Os decisores no topo das instituições – do governo em particular – tendem a viver em redomas de vidro. Sempre foi e continua a ser assim, não obstante o acesso aos media e às novas tecnologias de informação que permitem, hoje em dia, conhecer melhor a realidade que nos rodeia. Mas cada dia tem apenas 24 horas. Se esses decisores estão rodeados de pessoas como eles (i.e., que também vivem em redomas de vidro) ou de subordinados com receio de dizer a verdade, ou ainda de bajuladores, é natural o desenvolvimento de um sentimento de auto-satisfação. E exige muita disciplina e capacidade de auto-crítica para se ser capaz de “descer à terra”. Raros decisores as têm na proporção necessária.
Acresce que os decisores tendem a controlar a agenda mediática e, o simples facto de utilizarem as instituições para contar a sua versão da história, permite a propaganda e a influência sobre o registo dos factos para a posteridade.
Por exemplo, parece haver um sentimento de forte auto-satisfação no topo da hierarquia do Banco de Portugal, com a resolução bancária que foi realizada no BES: em circunstâncias difíceis, com pouco tempo, fez-se pela primeira vez em Portugal uma resolução bancária de um banco com importância sistémica. Evitou-se o colapso do banco, o pânico dos depositantes e assegurou-se a estabilidade do Novo Banco.
Se não houvesse críticas, se não houvesse protestos, o que passaria para a opinião pública e para a posteridade seria uma “história de sucesso”, portanto, de contentamento e satisfação, ignorando “pormenores” no mínimo complicados como: o facto de as autoridades terem sido apanhadas de surpresa com o desabar do grupo GES; os erros cometidos ao longo do processo de resolução bancária; os enormes custos que dele resultaram.
Por isso, os protestos dos lesados do BES (saliento aqui este grupo, sem menosprezar outros que se têm feito ouvir em defesa das respectivas causas) têm sido organizados de forma inteligente e obrigam os governantes a “descer à terra”.

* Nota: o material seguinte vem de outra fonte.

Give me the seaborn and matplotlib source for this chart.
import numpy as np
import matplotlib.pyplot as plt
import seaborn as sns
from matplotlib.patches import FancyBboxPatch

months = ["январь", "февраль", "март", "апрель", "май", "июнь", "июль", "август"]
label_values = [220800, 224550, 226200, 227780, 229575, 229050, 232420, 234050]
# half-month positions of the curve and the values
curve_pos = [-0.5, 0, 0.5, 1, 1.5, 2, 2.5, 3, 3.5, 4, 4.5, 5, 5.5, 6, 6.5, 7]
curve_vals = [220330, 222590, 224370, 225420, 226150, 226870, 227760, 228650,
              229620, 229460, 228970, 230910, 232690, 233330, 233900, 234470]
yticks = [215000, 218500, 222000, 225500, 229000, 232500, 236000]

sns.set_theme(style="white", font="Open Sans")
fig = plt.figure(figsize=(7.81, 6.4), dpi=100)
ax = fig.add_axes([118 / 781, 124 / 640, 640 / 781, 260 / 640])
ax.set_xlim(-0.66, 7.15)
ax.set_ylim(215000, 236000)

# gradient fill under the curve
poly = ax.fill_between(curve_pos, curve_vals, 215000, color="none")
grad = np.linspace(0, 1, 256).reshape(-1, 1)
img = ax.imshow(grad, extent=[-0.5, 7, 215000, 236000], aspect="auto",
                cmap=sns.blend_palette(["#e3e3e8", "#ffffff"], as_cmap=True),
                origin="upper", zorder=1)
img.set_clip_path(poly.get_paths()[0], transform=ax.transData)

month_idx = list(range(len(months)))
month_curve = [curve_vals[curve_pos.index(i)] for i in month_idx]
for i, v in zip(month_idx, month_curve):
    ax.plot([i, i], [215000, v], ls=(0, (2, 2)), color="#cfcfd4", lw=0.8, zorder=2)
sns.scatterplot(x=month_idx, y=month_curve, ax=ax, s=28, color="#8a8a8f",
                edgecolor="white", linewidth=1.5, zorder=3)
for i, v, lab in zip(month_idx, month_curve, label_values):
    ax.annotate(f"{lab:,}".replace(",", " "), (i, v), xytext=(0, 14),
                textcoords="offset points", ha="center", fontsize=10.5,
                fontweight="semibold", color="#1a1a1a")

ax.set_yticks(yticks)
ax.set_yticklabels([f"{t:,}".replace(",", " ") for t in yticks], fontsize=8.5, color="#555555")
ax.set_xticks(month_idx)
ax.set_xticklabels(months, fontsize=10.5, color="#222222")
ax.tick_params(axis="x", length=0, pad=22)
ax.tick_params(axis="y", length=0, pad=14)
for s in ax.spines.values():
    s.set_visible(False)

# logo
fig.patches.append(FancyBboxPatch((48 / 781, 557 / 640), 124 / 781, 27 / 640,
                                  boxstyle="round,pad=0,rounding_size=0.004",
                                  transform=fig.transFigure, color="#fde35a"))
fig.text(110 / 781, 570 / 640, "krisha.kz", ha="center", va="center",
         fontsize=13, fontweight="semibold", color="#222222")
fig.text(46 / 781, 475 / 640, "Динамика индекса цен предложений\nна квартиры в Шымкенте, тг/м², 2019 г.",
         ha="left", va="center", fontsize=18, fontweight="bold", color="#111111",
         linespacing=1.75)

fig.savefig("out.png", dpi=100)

Os protestos dos lesados do BES – os mais recentes, na arruada do PS/PSD no mercado de Braga, bem como junto do Museu da Electricidade onde se realizava o debate Pedro Passos Coelho/ António Costa – penetraram, por momentos, a redoma de vidro, levando o Primeiro-Ministro a prometer uma solução ridícula e impraticável: uma subscrição pública para financiar processos jurídicos contra gestores do BES, chutando a bola para a frente e deixando os lesados, na prática, sem qualquer solução. A redoma de vidro não quebrou, mas abalou.

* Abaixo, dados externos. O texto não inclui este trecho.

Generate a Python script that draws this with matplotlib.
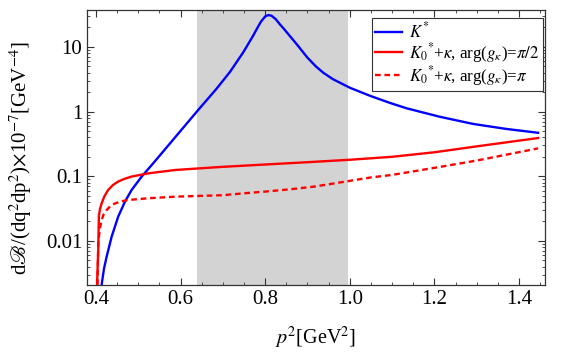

Estes protestos dos lesados do BES, pacíficos, não violentos, são um exemplo para o País. Os lesados do BES estão também eles a passar pelas 5 fases da “dor”, em que a negação e a raiva, dão progressivamente lugar à resignação, apatia e aceitação. Mas ao agir desta forma construtiva, organizada e persistente na defesa dos seus interesses, lutam pelo objectivo de recuperar o seu dinheiro e, parece-me, podem ser capazes de vir a alterar o que à partida lhes estava predestinado nesta resolução do BES.
Sim, os direitos defendem-se nos Tribunais, mas essa é uma solução de recurso quando tudo o resto falha. Numa democracia cabe aos responsáveis pelo normal funcionamento das instituições assegurar que a lei e a regulamentação sectorial é cumprida e impedir o atropelo desses direitos. É, por isso, legítima a indignação e os protestos dos que são atingidos por esses atropelos à lei e pelas falhas na supervisão. Os protestos não violentos dos lesados do BES são também um exemplo para os cidadãos que, ocupados com as preocupações do dia-a-dia, “nas suas próprias redomas de vidro”, se alheiam desse sofrimento alheio.
Só falharam em duas coisas. A primeira é que, com este governo, era evidente desde a primeira hora que só processando o estado é que podiam resolver alguma coisa.
A segunda foi na agressão, o Pedrinho bem merecia o olho negro durante a campanha.
Ainda não percebi…defende a utilização de dinheiro dos contribuintes para salvar investidores?
Pode começar transferindo o seu ordenado.
Não mexa no dinheiro dos contribuintes.
Não, o que se defende é ir ao bolso dos decisores: banqueiros, gestores bancários, governadores, vice-governadores, reguladores, governantes e todos os responsáveis pelo roubo.